Graduate School of Science and Technology

Nara Institute of Science and Technology

This project aims to develop sparse modeling and visualization techniques for a geometric transformation field, which extends a vector field to have a geometric transformation at each point. Algebra on geometric transformations stands on multiplication, not addition. Therefore, the conventional techniques defined by addition are unsuitable for analyzing geometric transformation fields. Meanwhile, the sparse modeling techniques defined by multiplication can guarantee that the analysis result interprets as a geometric transformation.

Assistant Professor

Medical Institute of Bioregulation

Kyushu University

In this project, I propose a data analysis framework by utilizing combinatorial Hodge decomposition as the key concept to obtain the qualitative understanding behind large scale data. I aim to obtain a qualitative interpretation of data through the structure of flows, a human-friendly concept using omics data measured biological systems at a molecule, cell, and tissue level.

PRESTO Researcher

Japan Science and Technology Agency

Near infrared imaging is an imaging modality without radiation exposure but with a compact device. In addition to medicine, the technology can potentially be utilized in different fields of science and engineering. However, its inverse problem to obtain tomographic images is nonlinear and moreover severely ill posed.
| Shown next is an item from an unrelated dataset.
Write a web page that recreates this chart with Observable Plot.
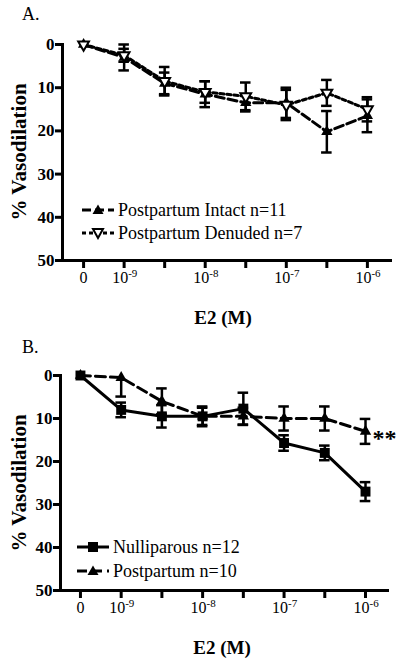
<!DOCTYPE html>
<html>
<head>
<meta charset="utf-8">
<script src="https://cdn.jsdelivr.net/npm/d3@7"></script>
<script src="https://cdn.jsdelivr.net/npm/@observablehq/plot@0.6"></script>
<style>
  html, body { margin: 0; padding: 0; background: #fff; }
  #wrap { position: relative; width: 400px; height: 661px; font-family: "Liberation Serif", "Times New Roman", serif; color: #000; overflow: hidden; }
  #wrap svg, #wrap svg text { font-family: "Liberation Serif", "Times New Roman", serif !important; }
  .abs { position: absolute; line-height: 1; white-space: nowrap; }
  .panel { position: absolute; left: 0; }
  .ylab { font-weight: bold; font-size: 21px; transform: translate(-50%, -50%) rotate(-90deg); }
  .xlab { font-weight: bold; font-size: 19px; transform: translate(-50%, -50%); }
  .ptitle { font-size: 18px; transform: translateY(-50%); }
  .leg { display: flex; align-items: center; font-size: 18px; transform: translateY(-50%); }
  .leg svg { display: block; margin-right: 4px; }
</style>
</head>
<body>
<div id="wrap">
  <div id="pa" class="panel" style="top:0"></div>
  <div id="pb" class="panel" style="top:330px"></div>
</div>
<script>
// ---- data ----
const xIndex = [0, 1, 2, 3, 4, 5, 6, 7];
const xTickBase = ["0", "10", "", "10", "", "10", "", "10"];
const xTickExp = ["", "-9", "", "-8", "", "-7", "", "-6"];
const yTicks = [0, 10, 20, 30, 40, 50];

// Panel A
const intactMean  = [0, 3, 9, 11.5, 13.5, 13.5, 20.2, 16.5];
const intactSem   = [0, 3, 2.5, 3, 2, 3.5, 4.8, 3.8];
const denudedMean = [0, 2.5, 8.5, 11, 12, 14, 11.2, 15];
const denudedSem  = [0, 1.5, 3.3, 2.5, 3.2, 3.5, 3, 2.8];

// Panel B
const nulliMean = [0, 8, 9.5, 9.5, 7.7, 15.7, 18, 27];
const nulliSem  = [0, 1.7, 2.6, 2.3, 3.7, 1.8, 1.7, 2.2];
const postMean  = [0, 0.5, 6, 9.5, 9.5, 10, 10, 13];
const postSem   = [0, 4.4, 3, 2, 2, 2.8, 2.8, 2.9];

const panelTitles = ["A.", "B."];
const yLabel = "% Vasodilation";
const xLabel = "E2 (M)";
const legendA = ["Postpartum Intact n=11", "Postpartum Denuded n=7"];
const legendB = ["Nulliparous n=12", "Postpartum n=10"];
const sigMark = "**";

const FONT = "Liberation Serif";

// ---- helpers ----
function rows(means, sems) {
  return xIndex.map(i => ({i, mean: means[i], sem: sems[i]}));
}
function caps(data) {
  const out = [];
  for (const d of data) {
    if (!d.sem) continue;
    out.push({i: d.i, y: d.mean + d.sem});
    if (d.mean - d.sem >= 0) out.push({i: d.i, y: d.mean - d.sem});
  }
  return out;
}
function errMarks(data) {
  const withErr = data.filter(d => d.sem > 0);
  return [
    Plot.ruleX(withErr, {x: "i", y1: d => Math.max(0, d.mean - d.sem), y2: d => d.mean + d.sem, strokeWidth: 2.5}),
    Plot.ruleY(caps(data), {y: "y", x1: d => d.i - 0.13, x2: d => d.i + 0.13, strokeWidth: 2.5})
  ];
}

function panel(cfg) {
  const tickRows = xIndex.map(i => ({i, base: xTickBase[i], exp: xTickExp[i]}));
  return Plot.plot({
    width: 400,
    height: cfg.height,
    marginTop: cfg.mt,
    marginBottom: cfg.mb,
    marginLeft: cfg.ml,
    marginRight: cfg.mr,
    style: {fontFamily: FONT, background: "#fff", color: "#000", overflow: "visible"},
    x: {type: "linear", domain: cfg.xdomain},
    y: {domain: [0, 50], reverse: true},
    marks: [
      Plot.axisY({ticks: yTicks, tickSize: 7, tickPadding: 1, strokeWidth: 3, fontSize: 17, fontWeight: "bold", fontFamily: FONT, label: null}),
      Plot.axisX({ticks: xIndex, tickSize: 8, strokeWidth: 3, tickFormat: () => "", label: null}),
      Plot.text(tickRows.filter(d => d.base && !d.exp), {x: "i", text: "base", frameAnchor: "bottom", dy: 22, fontSize: 16, fontFamily: FONT}),
      Plot.text(tickRows.filter(d => d.exp), {x: "i", text: "base", frameAnchor: "bottom", dy: 22, dx: 4, textAnchor: "end", fontSize: 16, fontFamily: FONT}),
      Plot.text(tickRows.filter(d => d.exp), {x: "i", text: "exp", frameAnchor: "bottom", dy: 16, dx: 4, textAnchor: "start", fontSize: 11, fontFamily: FONT}),
      Plot.frame({anchor: "left", strokeWidth: 3}),
      Plot.frame({anchor: "bottom", strokeWidth: 3}),
      ...cfg.marks
    ]
  });
}

// Panel A
const intact = rows(intactMean, intactSem);
const denuded = rows(denudedMean, denudedSem);
const plotA = panel({
  height: 330, mt: 44, mb: 70, ml: 62, mr: 10, xdomain: [-0.52, 7.57],
  marks: [
    ...errMarks(intact),
    ...errMarks(denuded),
    Plot.line(intact, {x: "i", y: "mean", strokeWidth: 3, strokeDasharray: "9,4"}),
    Plot.line(denuded, {x: "i", y: "mean", strokeWidth: 3, strokeDasharray: "4,3"}),
    Plot.dot(intact, {x: "i", y: "mean", symbol: "triangle", r: 4.2, fill: "#000"}),
    Plot.dot(denuded, {x: "i", y: "mean", symbol: "triangle", r: 4, rotate: 180, fill: "#fff", stroke: "#000", strokeWidth: 2})
  ]
});
document.getElementById("pa").appendChild(plotA);

// Panel B
const nulli = rows(nulliMean, nulliSem);
const post = rows(postMean, postSem);
const plotB = panel({
  height: 331, mt: 45, mb: 71, ml: 60, mr: 13, xdomain: [-0.49, 7.54],
  marks: [
    ...errMarks(nulli),
    ...errMarks(post),
    Plot.line(post, {x: "i", y: "mean", strokeWidth: 3, strokeDasharray: "10,5"}),
    Plot.line(nulli, {x: "i", y: "mean", strokeWidth: 3}),
    Plot.dot(post, {x: "i", y: "mean", symbol: "triangle", r: 4.2, fill: "#000"}),
    Plot.dot(nulli, {x: "i", y: "mean", symbol: "square", r: 5.6, fill: "#000"}),
    Plot.text(post.slice(-1), {x: "i", y: "mean", text: () => sigMark, dx: 7, dy: 7, textAnchor: "start", fontSize: 24, fontWeight: "bold", fontFamily: FONT})
  ]
});
document.getElementById("pb").appendChild(plotB);

// ---- overlays (titles, axis labels, legends) ----
const wrap = document.getElementById("wrap");
function addText(cls, txt, left, top) {
  const el = document.createElement("div");
  el.className = "abs " + cls;
  el.textContent = txt;
  el.style.left = left + "px";
  el.style.top = top + "px";
  wrap.appendChild(el);
  return el;
}
addText("ptitle", panelTitles[0], 22, 14);
addText("ptitle", panelTitles[1], 22, 347);
addText("ylab", yLabel, 19, 152);
addText("ylab", yLabel, 19, 483);
addText("xlab", xLabel, 223, 317);
addText("xlab", xLabel, 222, 647);

function legendSwatch(dash, symbol) {
  const ns = "http://www.w3.org/2000/svg";
  const svg = document.createElementNS(ns, "svg");
  svg.setAttribute("width", 32); svg.setAttribute("height", 14);
  const ln = document.createElementNS(ns, "line");
  ln.setAttribute("x1", 0); ln.setAttribute("x2", 32); ln.setAttribute("y1", 7); ln.setAttribute("y2", 7);
  ln.setAttribute("stroke", "#000"); ln.setAttribute("stroke-width", 3);
  if (dash) ln.setAttribute("stroke-dasharray", dash);
  svg.appendChild(ln);
  const p = document.createElementNS(ns, "path");
  if (symbol === "up") { p.setAttribute("d", "M16,1.5 L21.5,11 L10.5,11 Z"); p.setAttribute("fill", "#000"); }
  else if (symbol === "down") { p.setAttribute("d", "M16,12 L21,3 L11,3 Z"); p.setAttribute("fill", "#fff"); p.setAttribute("stroke", "#000"); p.setAttribute("stroke-width", 2); }
  else { p.setAttribute("d", "M11,2 L21,2 L21,12 L11,12 Z"); p.setAttribute("fill", "#000"); }
  svg.appendChild(p);
  return svg;
}
function addLegend(left, top, label, dash, symbol) {
  const el = document.createElement("div");
  el.className = "abs leg";
  el.style.left = left + "px";
  el.style.top = top + "px";
  el.appendChild(legendSwatch(dash, symbol));
  const s = document.createElement("span");
  s.textContent = label;
  el.appendChild(s);
  wrap.appendChild(el);
}
addLegend(82, 210, legendA[0], "9,4", "up");
addLegend(82, 233, legendA[1], "4,3", "down");
addLegend(77, 547, legendB[0], null, "square");
addLegend(77, 571, legendB[1], "10,5", "up");
</script>
</body>
</html>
My research focuses on this inverse problem. I will obtain high quality tomographic images by using the radiative transport equation without relying on the diffusion approximation and achieve a fast computation by making use of inverse series. Furthermore, I will establish a new data driven approach for the time series of successive measurements by exploring the inverse problem with the help of information science.

Postdoctoral Researcher

Center for Advanced Intelligence Project (AIP)

RIKEN

This project aims to reveal the unknown mechanisms underlying higher-order dynamic functions occasionally expressed in many types of large-scale networks. To that end, I develop a nonlinear representation learning framework applicable to large-scale network-structural time series, based on novel theoretical backgrounds, which extracts the hidden representation of the nonlinear network dynamics and the hidden factors organizing it in data-driven manner.

Associate Professor

Graduate School of Economics

Hitotsubashi University

The aim of this project is to develop new computational methods for high dimensional partial differential equations (PDEs) using higher order weak approximation of stochastic differential equations with Malliavin calculus and deep learning. Efficient numerical schemes will be provided for various linear and nonlinear PDEs and large scale simulation models.